Assuming from your example that you want to read a H264 encoded video from a mp4 container to opencv imshow:

  • reading from file and container depacketization would be done from CPU.
  • decoding the H264 would be done by NVDEC. From gstreamer, this could be done with omxh264dec plugin, that can output into NVMM (gstreamer caps: 'video/x-raw(memory:NVMM)') or standard CPU memory ('video/x-raw'). Note that omx plugins are going deprecated and are replaced by vl4l2 plugins. nvv4l2decoder may have better performance, but it outputs only into NVMM memory, so you would have to use nvvidconv plugin for copying into CPU memory. Decoded output format would be NV12 in recent L4T releases, I420 in old ones.

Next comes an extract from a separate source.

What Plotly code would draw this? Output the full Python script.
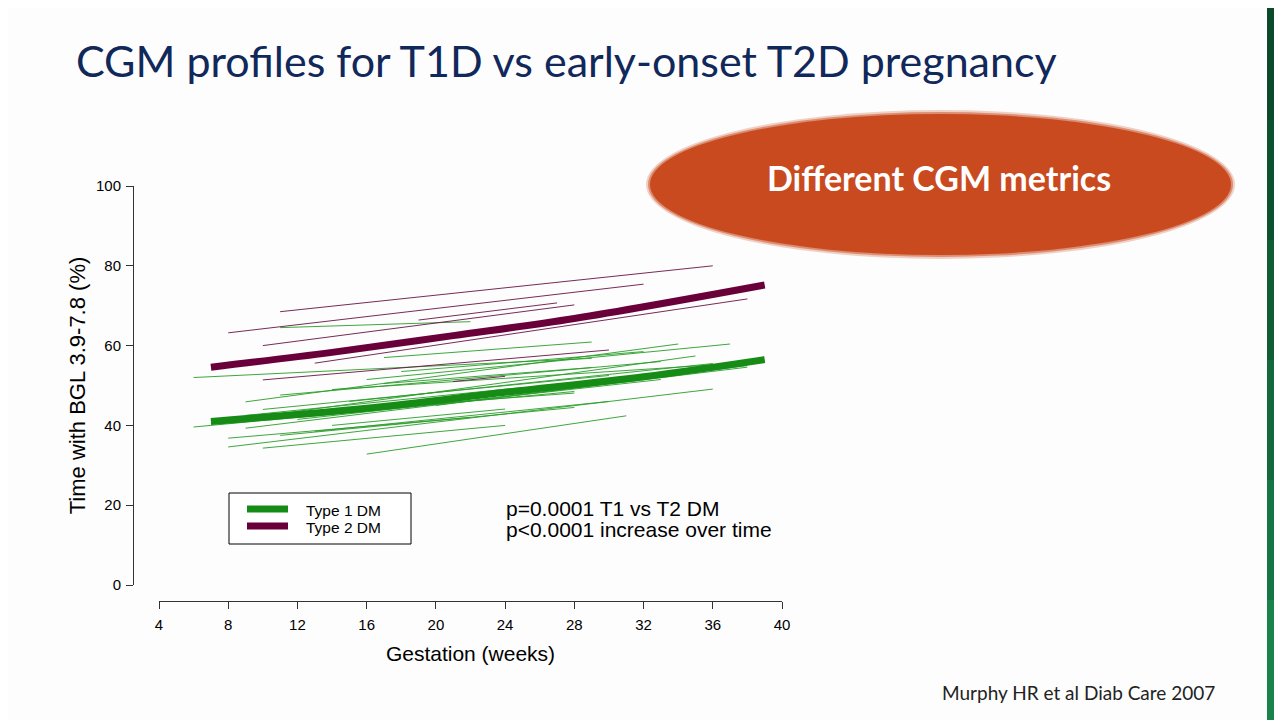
import plotly.graph_objects as go

# mean time in range (3.9-7.8 mmol/L) across gestation
t1_mean_weeks = [7, 16, 24, 32, 39]
t1_mean_tir = [41.0, 44.3, 48.3, 52.2, 56.5]
t2_mean_weeks = [7, 14, 21, 28, 39]
t2_mean_tir = [54.6, 58.3, 62.5, 66.8, 75.2]

# individual women: first / last week monitored and time in range at each end
t1_start_week = [6, 6, 9, 16, 11, 8, 8, 10, 16, 9, 7, 12, 14, 10, 12, 18, 11, 15, 9, 13, 17, 20, 14, 17, 11]
t1_start_tir = [52.0, 39.6, 45.9, 51.5, 47.6, 36.8, 34.6, 34.3, 32.8, 39.3, 40.5, 43.0, 49.0, 44.0, 41.5, 53.5, 37.5, 46.0, 42.5, 38.5, 50.5, 45.0, 40.0, 57.0, 64.5]
t1_end_week = [29, 28, 34, 37, 33, 22, 36, 24, 31, 38, 35, 28, 39, 30, 33, 32, 28, 36, 25, 30, 29, 38, 24, 29, 22]
t1_end_tir = [56.8, 48.5, 60.4, 60.4, 56.0, 42.0, 49.1, 40.0, 42.4, 54.6, 57.4, 48.1, 56.0, 52.5, 51.5, 58.5, 44.5, 55.5, 49.5, 46.0, 54.5, 55.0, 44.1, 60.9, 66.0]

t2_start_week = [11, 8, 10, 19, 10, 13, 21]
t2_start_tir = [68.5, 63.2, 60.0, 66.4, 51.4, 55.6, 51.0]
t2_end_week = [36, 32, 28, 27, 30, 38, 24]
t2_end_tir = [80.0, 75.4, 70.2, 70.7, 58.9, 71.7, 52.3]

y_ticks = [0, 20, 40, 60, 80, 100]
x_ticks = [4, 8, 12, 16, 20, 24, 28, 32, 36, 40]

GREEN = "#168c16"
MAROON = "#69003a"
AXIS_FONT = "Liberation Sans, Arial, sans-serif"

# the page puts the figure 8px in from the window corner, so work in
# window pixels and shift everything back by that amount
OFF = 8
W, H = 1282 - OFF, 720 - OFF


def px(x):
    return (x - OFF) / W


def py(y):
    return 1 - (y - OFF) / H


fig = go.Figure()

for sw, sv, ew, ev in zip(t1_start_week, t1_start_tir, t1_end_week, t1_end_tir):
    fig.add_trace(go.Scatter(x=[sw, ew], y=[sv, ev], mode="lines",
                             line=dict(color="#2a9e2a", width=1),
                             opacity=0.9, showlegend=False, hoverinfo="skip"))
for sw, sv, ew, ev in zip(t2_start_week, t2_start_tir, t2_end_week, t2_end_tir):
    fig.add_trace(go.Scatter(x=[sw, ew], y=[sv, ev], mode="lines",
                             line=dict(color="#6a1545", width=1),
                             opacity=0.9, showlegend=False, hoverinfo="skip"))

fig.add_trace(go.Scatter(x=t1_mean_weeks, y=t1_mean_tir, mode="lines",
                         line=dict(color=GREEN, width=7, shape="spline"),
                         name="Type 1 DM", showlegend=False))
fig.add_trace(go.Scatter(x=t2_mean_weeks, y=t2_mean_tir, mode="lines",
                         line=dict(color=MAROON, width=7, shape="spline"),
                         name="Type 2 DM", showlegend=False))


def paper_rect(x0, y0, x1, y1, **kw):
    return dict(type="rect", xref="paper", yref="paper",
                x0=px(x0), x1=px(x1), y0=py(y1), y1=py(y0), **kw)


def paper_oval(x0, y0, x1, y1, **kw):
    return dict(type="circle", xref="paper", yref="paper",
                x0=px(x0), x1=px(x1), y0=py(y1), y1=py(y0), **kw)


def label(text, x, y, size, xanchor="left", family=AXIS_FONT, color="black", **font_kw):
    return dict(text=text, xref="paper", yref="paper", x=px(x), y=py(y),
                xanchor=xanchor, yanchor="middle", showarrow=False,
                font=dict(family=family, size=size, color=color, **font_kw))


shapes = [paper_rect(0, 0, 1282, 720, fillcolor="#fdfdfd", line_width=0, layer="below")]
# right-hand strip of the slide frame, darker towards the top
frame_cols = ["#0b4a2a", "#0d522f", "#105d35", "#13693c", "#167544", "#1a824b"]
band = 720 / len(frame_cols)
for i, c in enumerate(frame_cols):
    shapes.append(paper_rect(1267, i * band, 1282, (i + 1) * band + 1,
                             fillcolor=c, line_width=0, layer="below"))

# callout ellipse with a soft edge
shapes += [
    paper_oval(646, 110, 1235, 259, fillcolor="rgba(201,74,31,0.25)", line_width=0, layer="below"),
    paper_oval(648, 112, 1233, 257, fillcolor="rgba(201,74,31,0.5)", line_width=0, layer="below"),
    paper_oval(650, 114, 1231, 255, fillcolor="#c94a1f", line_width=0, layer="below"),
]

# legend box drawn by hand to match the R legend
shapes += [
    paper_rect(229, 493, 411, 544, fillcolor="white", line=dict(color="black", width=1)),
    dict(type="line", xref="paper", yref="paper", x0=px(247), x1=px(288), y0=py(509), y1=py(509),
         line=dict(color=GREEN, width=7)),
    dict(type="line", xref="paper", yref="paper", x0=px(247), x1=px(288), y0=py(526), y1=py(526),
         line=dict(color=MAROON, width=7)),
]

annotations = [
    label("Different CGM metrics", 939, 177, 34, xanchor="center", family="Lato",
          color="white", weight="bold"),
    label("Type 1 DM", 304, 510, 15.5),
    label("Type 2 DM", 304, 527, 15.5),
    label("p=0.0001 T1 vs T2 DM", 504, 508, 21),
    label("p<0.0001 increase over time", 504, 529, 21),
    label("Murphy HR et al Diab Care 2007", 1217, 692, 19, xanchor="right",
          family="Lato", color="#222222"),
]

fig.update_layout(
    width=W, height=H,
    margin=dict(l=0, r=0, t=0, b=0, pad=0),
    paper_bgcolor="white", plot_bgcolor="rgba(0,0,0,0)",
    title=dict(text="CGM profiles for T1D vs early-onset T2D pregnancy",
               x=px(76), xanchor="left", xref="container",
               y=py(62), yanchor="middle", yref="container",
               font=dict(family="Lato", size=43, color="#11285a")),
    shapes=shapes,
    annotations=annotations,
    showlegend=False,
)

fig.update_xaxes(
    range=[4, 40], domain=[px(159), px(782)], anchor="free", position=py(601),
    tickvals=x_ticks, ticks="outside", ticklen=7, tickcolor="#333333",
    ticklabelstandoff=3, automargin=False,
    showline=True, linecolor="#333333", linewidth=1, showgrid=False, zeroline=False,
    tickfont=dict(family=AXIS_FONT, size=15, color="black"),
    title=dict(text="Gestation (weeks)", standoff=14,
               font=dict(family=AXIS_FONT, size=21, color="black")),
)
fig.update_yaxes(
    range=[0, 100], domain=[py(585), py(186)], anchor="free", position=px(133),
    tickvals=y_ticks, ticks="outside", ticklen=7, tickcolor="#333333",
    ticklabelstandoff=2, automargin=False,
    showline=True, linecolor="#333333", linewidth=1, showgrid=False, zeroline=False,
    tickfont=dict(family=AXIS_FONT, size=15, color="black"),
    title=dict(text="Time with BGL 3.9-7.8 (%)", standoff=3,
               font=dict(family=AXIS_FONT, size=22, color="black")),
)

fig.write_html("out.html")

  • So if you need BGR format into opencv, you have to convert NV12 from NVMM memory into BGR frames in CPU memory for opencv. There are several ways to do this, but the optimal way would be to use nvvidconv for converting NV12 from NVMM memory into BGRx in CPU memory, then use videoconvert plugin on CPU for removing the extra 4th byte from CPU and provide BGR format to opencv. Opencv can also read I420 frames, but conversion with opencv may be less efficient than with nvvidconv+videoconvert (you may use latter’s n-threads option and/or isolate with queue(s)). In short, you would try something like:
camera = cv2.VideoCapture("filesrc location=test/video6.mp4 ! qtdemux ! h264parse ! omxh264dec ! nvvidconv ! video/x-raw, format=BGRx ! videoconvert ! video/x-raw, format=BGR ! appsink", cv2.CAP_GSTREAMER)
  • For high resolution * framerate, opencv_videoio may have limitations, but you would see earlier limits with imshow that may be not so efficient on jetson (may also depend on opencv GUI backend), so you may alternatively try a video writer to a gstreamer displaysink.